Mosques?  Aren’t those things only found in the Middle-East?  Islam an American/European religion?  How can that be?  Isn’t Islam an Arab religion and aren’t Muslims anti-Western?  Such stereotypes exist in the minds of too many people, including professors, authors, business owners, store managers, politicians, and so on.  The more Muslims are treated like “cultural outsiders,” the more challenging it is to feel accepted.  Muslims are already integrated in Western societies, the problem is that we are not acknowledged, recognized, and in many cases, such as in Switzerland, we are not granted our religious rights.

Jonathan Freedland wrote a powerful commentary about the Swiss ban from a Jewish perspective.  He writes:

It’s a crude reaction but it’s the first one I had on hearing that the Swiss had voted to ban the building of minarets on mosques – the same reaction I have to the increasingly-frequent stories like it: how would I feel if this were not about them, but us? How, in other words, would I react if this latest attack were not on Muslims but on Jews?… With horror, of course… What passionate secularists and atheists need to understand is that what seems to outsiders like a religious affiliation is, for many millions, only partly about faith. It’s often partly, even largely, about identity. How can I be so sure that’s true of Muslims? Because I know it’s true of Jews.

Hatred, racism, and/or prejudice against an entire group of people is the most dangerous when it is acceptable.  The Islamophobic ads posted in the streets of Switzerland eerily recall days of Nazi propaganda used against Jews and the ban on minarets represents the complicity and fading consciousness of the government — and perhaps the world.

4 thoughts on “The Fear of Minarets

  1. Great post! Thank you for raising this topic which is just starting to make its way into my reading world. I was glad to have the reference to Ramadan’s and Freedland’s articles as I hadn’t come across either.

    I was particularly struck by the sentence prior to the ones you cited from Ramadan: “…[Muslims] have to be positively visible, active and proactive within their respective western societies.” This seems to me invaluable advice, and the only way to be “not Other”. It also seems to represent well what you do, Jehanzeb, in a variety of ways.

    I do think that a dimension was left out of the discussion by Ramadan and Freedland of the important, crucial idea of identity, and that is the role of the economy and immigration as bait by (far) right wing parties. The UDC in Switzerland has gradually been gathering prominence on a general anti-immigration platform, one with increasing appeal in an economic downturn.
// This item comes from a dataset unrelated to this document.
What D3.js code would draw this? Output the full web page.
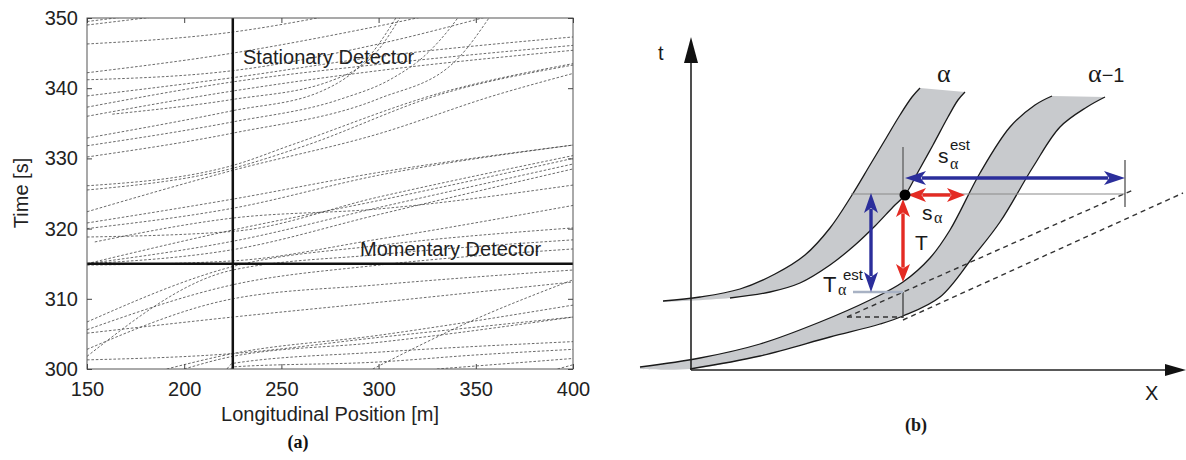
<!DOCTYPE html>
<html><head><meta charset="utf-8">
<script src="https://cdn.jsdelivr.net/npm/d3@7"></script>
<style>body{margin:0;background:#fff}svg{display:block}</style>
</head><body>
<svg id="c" width="1186" height="460"></svg>
<script>
// ---------- Panel (a) data ----------
const xTicks = [150, 200, 250, 300, 350, 400];
const tTicks = [300, 310, 320, 330, 340, 350];
const stationaryX = 225;
const momentaryT = 315;
// vehicle trajectories: [position m, time s]
const trajectories = [
  [[150,349.5],[200,351.2]],
  [[150,349.0],[210,351.0]],
  [[150,346.3],[225,348.0],[280,350.6]],
  [[150,342.2],[225,345.0],[290,348.3],[330,350.6]],
  [[150,341.2],[225,342.5],[300,346.3],[360,350.5]],
  [[150,338.9],[225,341.5],[300,344.5],[400,347.3]],
  [[150,337.3],[225,340.9],[300,343.4],[400,346.1]],
  [[150,336.0],[225,339.6],[300,342.5],[400,345.4]],
  [[163,336.3],[225,338.4],[275,341.0],[300,345.5],[312,350.5]],
  [[150,332.9],[225,336.8],[270,339.5],[296,344.8],[310,350.5]],
  [[150,331.8],[225,335.2],[280,338.4],[307,341.4],[324,344.7],[338,349.0],[342,350.5]],
  [[150,330.2],[225,333.6],[300,338.5],[340,344.0],[358,350.5]],
  [[150,326.1],[225,329.0],[255,331.9],[334,339.5],[400,343.5]],
  [[150,325.5],[225,328.6],[260,331.6],[334,339.3],[400,343.3]],
  [[150,322.4],[225,328.3],[300,333.5],[360,339.0],[400,342.1]],
  [[150,320.8],[225,324.2],[300,328.0],[400,331.9]],
  [[150,320.0],[225,322.9],[300,327.6],[400,331.9]],
  [[150,318.8],[225,319.6],[300,324.5],[400,330.4]],
  [[154,318.1],[225,321.5],[300,322.8],[400,326.2]],
  [[150,315.0],[225,319.8],[300,324.0],[400,330.0]],
  [[150,315.0],[225,318.2],[300,323.0],[400,329.2]],
  [[150,315.0],[225,317.0],[300,322.0],[400,328.5]],
  [[150,314.8],[225,315.4],[300,318.5],[400,323.3]],
  [[150,306.7],[225,314.6],[300,317.6],[400,320.1]],
  [[150,301.8],[225,314.1],[300,316.3],[400,318.4]],
  [[150,305.6],[225,312.0],[300,314.8],[400,317.1]],
  [[150,302.8],[225,310.0],[300,312.0],[400,314.1]],
  [[150,305.1],[225,307.4],[300,309.5],[400,312.4]],
  [[150,301.3],[225,302.2],[300,304.5],[400,307.4]],
  [[191,300.0],[225,302.2],[300,304.8],[400,309.1]],
  [[200,300.0],[225,301.8],[300,303.8],[400,307.4]],
  [[222,300.0],[225,300.8],[300,302.4],[400,303.9]],
  [[224,300.0],[225,300.3],[300,301.0],[350,302.0],[400,302.8]],
  [[297,300.0],[349,307.0],[400,312.7]],
  [[330,300.0],[400,301.5]],
  [[392,300.0],[400,300.6]]
];

// ---------- Panel (b) data (diagram units: u right, v up from origin) ----------
const alphaUpper = [[-28,69],[9,73],[49,81],[84,96],[114,115],[139,142],[161,175],[179,205],[194,230],[209,255],[221,273],[229,282]];
const alphaLower = [[-28,68],[39,72],[79,78],[109,87],[139,105],[164,125],[184,144],[202,163],[214,175],[227,198],[242,225],[257,253],[267,270],[274,278]];
const prevUpper = [[-51,3],[9,12],[69,26],[129,48],[179,70],[212,88],[239,112],[259,140],[289,197],[319,243],[344,265],[361,274]];
const prevLower = [[-51,1],[-1,1],[69,14],[139,33],[189,46],[212,54],[249,73],[282,113],[309,148],[342,203],[369,243],[396,263],[414,273]];
const dashedLines = [
  [[156,53],[442,180]],
  [[156,53],[212,53]],
  [[212,50],[492,177]]
];
const thinLines = [
  {p:[[160,176],[434,176]], c:"#8a8a8a", w:1.1},
  {p:[[212,175],[212,223]], c:"#555", w:1.2},
  {p:[[434,163],[434,210]], c:"#444", w:1.2},
  {p:[[212,78],[212,52]], c:"#333", w:1.2},
  {p:[[162,78],[212,78]], c:"#a8b2c4", w:2.6}
];
const arrows = [
  {p:[[214,192],[434,192]], c:"#2b2e9b", head:21},
  {p:[[217,175],[274,175]], c:"#e42b23", head:18},
  {p:[[212,171],[212,88]], c:"#e42b23", head:18},
  {p:[[180,177],[180,78]], c:"#2b2e9b", head:20}
];
const dotPoint = [214,175];

const svg = d3.select("#c");
const sans = "'Liberation Sans', Arial, Helvetica, sans-serif";
const serif = "'Liberation Serif', 'Times New Roman', serif";

// ===== Panel (a) =====
const x = d3.scaleLinear().domain([150,400]).range([87,573]);
const y = d3.scaleLinear().domain([300,350]).range([369,18]);
const ga = svg.append("g");
ga.append("clipPath").attr("id","clipA").append("rect")
  .attr("x",x(150)).attr("y",y(350)).attr("width",x(400)-x(150)).attr("height",y(300)-y(350));

const line = d3.line().x(d=>x(d[0])).y(d=>y(d[1])).curve(d3.curveMonotoneX);
ga.append("g").attr("clip-path","url(#clipA)")
  .selectAll("path").data(trajectories).join("path")
  .attr("d", line).attr("fill","none").attr("stroke","#3a3a3a")
  .attr("stroke-width",0.75).attr("stroke-dasharray","2.6,1.8");

// detectors
ga.append("line").attr("x1",x(stationaryX)).attr("x2",x(stationaryX)).attr("y1",y(350)).attr("y2",y(300))
  .attr("stroke","#111").attr("stroke-width",2.5);
ga.append("line").attr("x1",x(150)).attr("x2",x(400)).attr("y1",y(momentaryT)).attr("y2",y(momentaryT))
  .attr("stroke","#111").attr("stroke-width",2.5);

// frame
ga.append("rect").attr("x",x(150)).attr("y",y(350)).attr("width",x(400)-x(150)).attr("height",y(300)-y(350))
  .attr("fill","none").attr("stroke","#555").attr("stroke-width",1);

function styleAxis(g){
  g.select(".domain").remove();
  g.selectAll(".tick line").attr("stroke","#444");
  g.selectAll("text").attr("font-family",sans).attr("font-size",20).attr("fill","#222");
}
ga.append("g").attr("transform",`translate(0,${y(300)})`)
  .call(d3.axisBottom(x).tickValues(xTicks).tickSize(-5).tickPadding(13).tickFormat(d3.format("d"))).call(styleAxis);
ga.append("g").attr("transform",`translate(0,${y(350)})`)
  .call(d3.axisTop(x).tickValues(xTicks).tickSize(-5).tickFormat("")).call(styleAxis);
ga.append("g").attr("transform",`translate(${x(150)},0)`)
  .call(d3.axisLeft(y).tickValues(tTicks).tickSize(-5).tickPadding(9).tickFormat(d3.format("d"))).call(styleAxis);
ga.append("g").attr("transform",`translate(${x(400)},0)`)
  .call(d3.axisRight(y).tickValues(tTicks).tickSize(-5).tickFormat("")).call(styleAxis);

ga.append("text").attr("x",330).attr("y",421).attr("text-anchor","middle")
  .attr("font-family",sans).attr("font-size",20).attr("fill","#222").text("Longitudinal Position [m]");
ga.append("text").attr("transform","translate(28,193) rotate(-90)").attr("text-anchor","middle")
  .attr("font-family",sans).attr("font-size",20).attr("fill","#222").text("Time [s]");
ga.append("text").attr("x",243).attr("y",64)
  .attr("font-family",sans).attr("font-size",20).attr("fill","#222").text("Stationary Detector");
ga.append("text").attr("x",360).attr("y",256)
  .attr("font-family",sans).attr("font-size",20).attr("fill","#222").text("Momentary Detector");
ga.append("text").attr("x",298).attr("y",448).attr("text-anchor","middle")
  .attr("font-family",serif).attr("font-weight","bold").attr("font-size",18).attr("fill","#111").text("(a)");

// ===== Panel (b) =====
const bx = d3.scaleLinear().domain([0,495]).range([691,1186]);
const by = d3.scaleLinear().domain([0,333]).range([370,37]);
const gb = svg.append("g");
const edge = d3.line().x(d=>bx(d[0])).y(d=>by(d[1])).curve(d3.curveCatmullRom.alpha(0.5));

function band(upper, lower){
  const p1 = edge(upper);
  const p2 = edge(lower.slice().reverse());
  return p1 + "L" + p2.slice(1) + "Z";
}
gb.append("path").attr("d",band(alphaUpper,alphaLower)).attr("fill","#c8cacd");
gb.append("path").attr("d",band(prevUpper,prevLower)).attr("fill","#c8cacd");
[alphaUpper, alphaLower.slice(1), prevUpper, prevLower.slice(1)].forEach(pts=>{
  gb.append("path").attr("d",edge(pts)).attr("fill","none").attr("stroke","#1a1a1a").attr("stroke-width",1.3);
});

// dashed estimate lines
dashedLines.forEach(pts=>{
  gb.append("path").attr("d",d3.line().x(d=>bx(d[0])).y(d=>by(d[1]))(pts))
    .attr("fill","none").attr("stroke","#333").attr("stroke-width",1.4).attr("stroke-dasharray","5,4");
});
thinLines.forEach(l=>{
  gb.append("path").attr("d",d3.line().x(d=>bx(d[0])).y(d=>by(d[1]))(l.p))
    .attr("fill","none").attr("stroke",l.c).attr("stroke-width",l.w);
});

function doubleArrow(a){
  const [p,q] = a.p.map(d=>[bx(d[0]),by(d[1])]);
  const dx=q[0]-p[0], dy=q[1]-p[1], L=Math.hypot(dx,dy), ux=dx/L, uy=dy/L, nx=-uy, ny=ux;
  const h=a.head, w=7;
  gb.append("line").attr("x1",p[0]+ux*h*0.8).attr("y1",p[1]+uy*h*0.8)
    .attr("x2",q[0]-ux*h*0.8).attr("y2",q[1]-uy*h*0.8)
    .attr("stroke",a.c).attr("stroke-width",3.4);
  const head=(tip,dir)=>{
    const bxp=tip[0]-dir[0]*h, byp=tip[1]-dir[1]*h;
    const ix=tip[0]-dir[0]*h*0.75, iy=tip[1]-dir[1]*h*0.75;
    return `M${tip[0]},${tip[1]}L${bxp+nx*w},${byp+ny*w}L${ix},${iy}L${bxp-nx*w},${byp-ny*w}Z`;
  };
  gb.append("path").attr("d",head(q,[ux,uy])).attr("fill",a.c);
  gb.append("path").attr("d",head(p,[-ux,-uy])).attr("fill",a.c);
}
arrows.forEach(doubleArrow);
gb.append("circle").attr("cx",bx(dotPoint[0])).attr("cy",by(dotPoint[1])).attr("r",5.5).attr("fill","#000");

// axes
gb.append("line").attr("x1",bx(0)).attr("y1",by(0)).attr("x2",bx(0)).attr("y2",by(308)).attr("stroke","#222").attr("stroke-width",1.6);
gb.append("path").attr("d",`M${bx(0)},${by(333)}L${bx(0)-7},${by(307)}L${bx(0)+7},${by(307)}Z`).attr("fill","#111");
gb.append("line").attr("x1",bx(0)).attr("y1",by(0)).attr("x2",bx(476)).attr("y2",by(0)).attr("stroke","#222").attr("stroke-width",1.6);
gb.append("path").attr("d",`M${bx(495)},${by(0)}L${bx(474)},${by(0)-6}L${bx(474)},${by(0)+6}Z`).attr("fill","#111");

function txt(u,v,s,opts){
  const t=gb.append("text").attr("x",bx(u)).attr("y",by(v)).attr("font-family",opts.f||sans)
    .attr("font-size",opts.s||20).attr("fill","#1a1a1a").text(s);
  if(opts.a) t.attr("text-anchor",opts.a);
  if(opts.b) t.attr("font-weight","bold");
  return t;
}
txt(-33,310,"t",{});
txt(454,-30,"X",{});
txt(246,288,"α",{f:serif,s:26});
const am = gb.append("text").attr("x",bx(397)).attr("y",by(288)).attr("fill","#1a1a1a");
am.append("tspan").attr("font-family",serif).attr("font-size",26).text("α");
am.append("tspan").attr("font-family",sans).attr("font-size",20).text("−1");
// s_alpha^est
txt(247,207,"s",{s:21}); txt(259,220,"est",{s:15}); txt(259,201,"α",{f:serif,s:16});
// s_alpha
txt(231,150,"s",{s:21}); txt(243,147,"α",{f:serif,s:16});
// T
txt(224,120,"T",{s:21});
// T_alpha^est
txt(132,78,"T",{s:22}); txt(152,90,"est",{s:15}); txt(147,75,"α",{f:serif,s:16});
txt(225,-61,"(b)",{f:serif,s:18,a:"middle",b:true});
</script>
</body></html>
    That the newly immigrated Muslims, most from Eastern Europe, provide a convenient scapegoat has a dual dimension: Other by being immigrants; and Other by religion. The fact that they look European, dress in European styles, and are in fact Europeans is inconsequential to this type of fear-mongering that plays on stereotypes of the more minority Turkish and North African Muslims in Switzerland. Indeed, the double minaret is a more Eastern (Turkish, Ottoman) style of mosque.
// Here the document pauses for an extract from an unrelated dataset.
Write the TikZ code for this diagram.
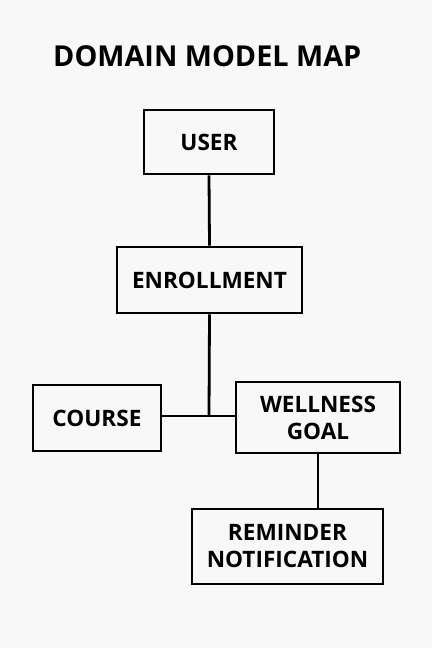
\documentclass[tikz,border=0pt]{standalone}
\usepackage{fontspec}
\setmainfont{Open Sans}
\definecolor{paper}{HTML}{F8F8F8}
\begin{document}
\begin{tikzpicture}[x=1pt,y=-1pt,
            entity/.style={draw,line width=2.8pt,align=center,inner sep=0pt,
              font=\fontsize{22.6}{27}\selectfont\bfseries},
            link/.style={line width=2.8pt}]
            \fill[paper] (0,0) rectangle (432,648);
            \useasboundingbox (0,0) rectangle (432,648);
            \node[anchor=base west,inner sep=0pt,font=\fontsize{28.8}{32}\selectfont\bfseries] (title) at (53,66) {DOMAIN MODEL MAP};
            \node[entity,minimum width=130pt,minimum height=64pt] (user) at (209,142) {USER};
            \node[entity,minimum width=185pt,minimum height=66pt] (enroll) at (209.5,280) {ENROLLMENT};
            \node[entity,minimum width=128pt,minimum height=66pt] (course) at (97,418) {COURSE};
            \node[entity,minimum width=164pt,minimum height=71pt] (goal) at (318,417.5) {WELLNESS\\GOAL};
            \node[entity,minimum width=191pt,minimum height=75pt] (remind) at (287.5,546.5) {REMINDER\\NOTIFICATION};
            \coordinate (joint) at (209,416);
            \draw[link] (user.south) -- (enroll.north);
            \draw[link] (enroll.south) -- (joint);
            \draw[link] (course.east |- joint) -- (goal.west |- joint);
            \draw[link] (goal.south) -- (goal.south |- remind.north);
        \end{tikzpicture}
\end{document}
    It is important to remember that Switzerland was a place of “guest workers” not immigrant workers. The guests were required to leave when the work was finished, and so the non-European Muslim population of Switzerland is very low, and very much integrated–often by marriage as is the case of a Moroccan cousin-in-law. In other words, this “cause” provides a platform for fear mongering when even the grains of truth, that there are Muslims who are Other in Switzerland, are in picograms.

  2. I enjoyed reading this post and agree with the points raised. In addition to what you’ve mentioned, and what Tariq Ramadan mentioned in his article, we should notice how far right-wing propaganda has been served in this case in such hatred way so it was not about democracy as I elaborated over my post few days ago and you’re welcome to check it.